Baroness Hanham moved Amendment No. 23:


"( ) An order under the section conferring a function additional to its function under sections 7 and 8 for which a fire and rescue authority must make provision, shall also provide for the payment to that authority by the Secretary of State of sums calculated to meet the capital and recurring costs of such function."

The noble Baroness said: My Lords, Amendment No. 23 provides that the Secretary of State should pay for the cost of conferring specialist responsibilities on fire and rescue authorities. When we discussed the matter in Grand Committee the Minister gave a response which was reassuring but did not address the principle of the amendment. If I explain what I mean by that, I hope the House will understand why we have returned to the subject.

The Minister reassured us by making it clear that in terms of the new dimensional work carried out in the operational environment of the fire and rescue services, the Government will fund these arrangements. The figures he gave us were £188 million over a three-year period. However, that should not disguise the fact that the Minister's reply was not satisfactory for two reasons. First, he did not address the crux of the matter, which was summed up neatly by the noble Baroness, Lady Hamwee, with the question: while the Government may think the amendment is unnecessary in 2004, what about in 2014? We are talking about large amounts of money. There should be something in the Bill that effectively closes the loophole that would allow a government to pass off costs that are properly their responsibility on to fire and rescue authorities.

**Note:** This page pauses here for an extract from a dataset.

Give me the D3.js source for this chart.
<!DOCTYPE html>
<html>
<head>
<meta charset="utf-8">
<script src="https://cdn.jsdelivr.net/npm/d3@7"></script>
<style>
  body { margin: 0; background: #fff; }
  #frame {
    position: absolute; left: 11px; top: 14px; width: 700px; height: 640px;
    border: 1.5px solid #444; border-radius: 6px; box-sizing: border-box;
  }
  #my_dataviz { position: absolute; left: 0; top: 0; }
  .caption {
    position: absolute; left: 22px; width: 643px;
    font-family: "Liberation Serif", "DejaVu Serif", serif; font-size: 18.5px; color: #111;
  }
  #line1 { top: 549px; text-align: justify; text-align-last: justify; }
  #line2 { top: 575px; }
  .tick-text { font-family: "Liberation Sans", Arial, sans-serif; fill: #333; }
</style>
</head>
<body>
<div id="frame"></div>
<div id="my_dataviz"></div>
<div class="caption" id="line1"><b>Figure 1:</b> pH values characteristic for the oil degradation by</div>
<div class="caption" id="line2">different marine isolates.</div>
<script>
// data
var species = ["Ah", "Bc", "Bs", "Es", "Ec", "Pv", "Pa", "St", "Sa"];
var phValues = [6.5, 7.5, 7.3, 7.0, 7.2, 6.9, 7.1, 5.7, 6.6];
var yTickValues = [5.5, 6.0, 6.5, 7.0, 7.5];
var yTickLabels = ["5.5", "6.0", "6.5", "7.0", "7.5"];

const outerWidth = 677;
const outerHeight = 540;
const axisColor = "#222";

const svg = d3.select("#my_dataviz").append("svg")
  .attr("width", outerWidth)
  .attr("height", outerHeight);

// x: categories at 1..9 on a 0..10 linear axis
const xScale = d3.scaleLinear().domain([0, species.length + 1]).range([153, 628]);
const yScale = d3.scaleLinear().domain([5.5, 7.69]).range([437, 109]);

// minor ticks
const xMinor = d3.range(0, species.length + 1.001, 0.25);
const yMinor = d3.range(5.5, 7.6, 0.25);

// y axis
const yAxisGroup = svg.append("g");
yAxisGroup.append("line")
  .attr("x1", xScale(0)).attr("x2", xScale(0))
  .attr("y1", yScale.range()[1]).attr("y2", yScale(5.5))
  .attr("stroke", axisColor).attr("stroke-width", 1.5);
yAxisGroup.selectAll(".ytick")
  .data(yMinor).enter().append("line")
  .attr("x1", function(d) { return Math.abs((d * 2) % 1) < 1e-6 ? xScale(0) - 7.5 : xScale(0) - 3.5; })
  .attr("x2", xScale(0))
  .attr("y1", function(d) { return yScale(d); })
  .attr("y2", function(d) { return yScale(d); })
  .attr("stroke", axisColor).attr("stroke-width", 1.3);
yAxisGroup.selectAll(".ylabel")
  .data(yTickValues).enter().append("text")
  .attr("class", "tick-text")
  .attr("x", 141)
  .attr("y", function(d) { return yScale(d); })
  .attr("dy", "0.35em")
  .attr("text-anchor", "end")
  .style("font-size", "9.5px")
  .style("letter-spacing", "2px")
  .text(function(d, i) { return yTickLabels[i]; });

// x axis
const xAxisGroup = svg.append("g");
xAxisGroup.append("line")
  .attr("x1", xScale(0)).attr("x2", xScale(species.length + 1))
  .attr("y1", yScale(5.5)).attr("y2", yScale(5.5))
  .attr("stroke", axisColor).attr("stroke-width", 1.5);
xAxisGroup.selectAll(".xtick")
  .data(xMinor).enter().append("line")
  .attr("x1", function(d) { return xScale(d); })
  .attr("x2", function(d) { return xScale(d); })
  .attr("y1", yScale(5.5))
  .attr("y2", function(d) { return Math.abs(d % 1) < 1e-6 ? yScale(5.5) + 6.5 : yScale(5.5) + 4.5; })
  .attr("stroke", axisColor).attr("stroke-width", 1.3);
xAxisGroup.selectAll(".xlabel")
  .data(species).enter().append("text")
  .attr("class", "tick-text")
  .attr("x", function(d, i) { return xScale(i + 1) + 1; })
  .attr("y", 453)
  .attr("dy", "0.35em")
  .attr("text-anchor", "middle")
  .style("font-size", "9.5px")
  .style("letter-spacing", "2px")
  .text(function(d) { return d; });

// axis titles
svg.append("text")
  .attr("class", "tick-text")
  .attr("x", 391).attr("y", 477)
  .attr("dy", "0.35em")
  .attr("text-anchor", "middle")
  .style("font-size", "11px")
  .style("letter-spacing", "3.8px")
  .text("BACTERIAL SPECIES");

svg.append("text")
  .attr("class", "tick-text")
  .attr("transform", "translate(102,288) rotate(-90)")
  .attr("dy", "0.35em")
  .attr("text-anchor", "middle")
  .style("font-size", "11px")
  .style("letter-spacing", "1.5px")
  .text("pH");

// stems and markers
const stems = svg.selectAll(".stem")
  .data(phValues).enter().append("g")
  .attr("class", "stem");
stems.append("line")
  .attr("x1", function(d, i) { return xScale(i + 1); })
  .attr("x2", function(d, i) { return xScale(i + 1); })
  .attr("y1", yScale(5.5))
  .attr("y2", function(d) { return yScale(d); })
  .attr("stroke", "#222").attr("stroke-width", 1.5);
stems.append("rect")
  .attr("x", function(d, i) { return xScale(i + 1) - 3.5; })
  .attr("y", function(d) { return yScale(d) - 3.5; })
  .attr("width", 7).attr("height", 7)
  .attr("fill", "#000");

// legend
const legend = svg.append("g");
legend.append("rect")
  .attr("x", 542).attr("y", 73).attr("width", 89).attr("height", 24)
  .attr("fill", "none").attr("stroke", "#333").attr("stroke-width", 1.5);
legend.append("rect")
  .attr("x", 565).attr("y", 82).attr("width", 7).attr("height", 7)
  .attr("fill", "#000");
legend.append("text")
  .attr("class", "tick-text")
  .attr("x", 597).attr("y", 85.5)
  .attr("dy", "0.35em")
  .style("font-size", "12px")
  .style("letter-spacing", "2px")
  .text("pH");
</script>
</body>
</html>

The second reason for our return to the issue is that the Minister commented that the new Bill, which, as we all know, replaces an Act now nearly 60 years old, will have a better chance of standing the test of time if it is not loaded with unnecessary detail. We have been plugging away to get a little more detail into the Bill; it would be helpful. The Minister's comment is disingenuous. The new legislation will stand the test of time if it is credible and workable; it will be so only if we can be absolutely clear who pays for what.

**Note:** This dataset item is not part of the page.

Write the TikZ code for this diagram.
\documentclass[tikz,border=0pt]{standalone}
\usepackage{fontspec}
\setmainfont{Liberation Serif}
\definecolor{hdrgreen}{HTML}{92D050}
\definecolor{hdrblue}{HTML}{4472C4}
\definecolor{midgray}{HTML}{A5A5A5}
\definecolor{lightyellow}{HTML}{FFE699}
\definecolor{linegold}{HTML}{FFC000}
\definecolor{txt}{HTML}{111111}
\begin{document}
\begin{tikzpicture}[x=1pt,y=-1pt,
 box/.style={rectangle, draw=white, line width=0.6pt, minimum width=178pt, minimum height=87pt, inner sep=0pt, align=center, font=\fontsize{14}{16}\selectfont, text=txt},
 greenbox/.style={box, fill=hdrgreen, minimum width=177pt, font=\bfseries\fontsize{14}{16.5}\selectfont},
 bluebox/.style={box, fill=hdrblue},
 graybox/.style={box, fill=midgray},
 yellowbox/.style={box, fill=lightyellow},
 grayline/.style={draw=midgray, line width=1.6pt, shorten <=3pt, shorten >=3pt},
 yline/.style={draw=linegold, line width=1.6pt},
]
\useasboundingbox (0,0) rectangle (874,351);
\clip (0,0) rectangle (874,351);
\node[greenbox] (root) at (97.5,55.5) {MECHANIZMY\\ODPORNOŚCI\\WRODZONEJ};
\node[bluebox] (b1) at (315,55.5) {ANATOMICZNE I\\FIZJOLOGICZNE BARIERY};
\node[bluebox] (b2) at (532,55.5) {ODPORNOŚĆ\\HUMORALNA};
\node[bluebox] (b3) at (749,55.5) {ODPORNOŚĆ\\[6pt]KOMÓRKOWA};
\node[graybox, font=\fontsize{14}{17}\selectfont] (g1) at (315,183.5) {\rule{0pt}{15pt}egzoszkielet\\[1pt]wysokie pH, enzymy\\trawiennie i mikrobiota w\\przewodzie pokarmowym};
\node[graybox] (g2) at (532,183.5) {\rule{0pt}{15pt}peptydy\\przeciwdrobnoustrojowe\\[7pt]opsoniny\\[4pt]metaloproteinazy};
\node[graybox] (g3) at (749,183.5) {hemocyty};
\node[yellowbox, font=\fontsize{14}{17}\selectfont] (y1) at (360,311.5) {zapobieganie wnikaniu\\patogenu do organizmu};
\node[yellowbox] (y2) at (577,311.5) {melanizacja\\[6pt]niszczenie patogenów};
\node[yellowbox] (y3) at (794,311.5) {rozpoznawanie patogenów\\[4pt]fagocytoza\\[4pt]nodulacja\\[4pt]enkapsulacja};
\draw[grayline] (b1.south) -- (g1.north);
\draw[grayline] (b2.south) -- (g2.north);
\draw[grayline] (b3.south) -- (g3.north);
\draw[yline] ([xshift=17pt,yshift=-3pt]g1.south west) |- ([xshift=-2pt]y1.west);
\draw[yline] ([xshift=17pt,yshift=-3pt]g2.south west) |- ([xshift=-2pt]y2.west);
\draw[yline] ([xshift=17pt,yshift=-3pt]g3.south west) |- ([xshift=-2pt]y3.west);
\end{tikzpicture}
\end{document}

We must avoid the kind of clashes that we saw between central and local government over, for example, council tax rises. If the Government admit that the kind of functions conferred in Clause 9 should be paid for by central government, why risk inviting problems of uncertainty further down the line by not addressing that in the Bill? The amendment not only makes this part of the legislation fairer but also will help to head off potential arguments about financing these services in the future. I beg to move.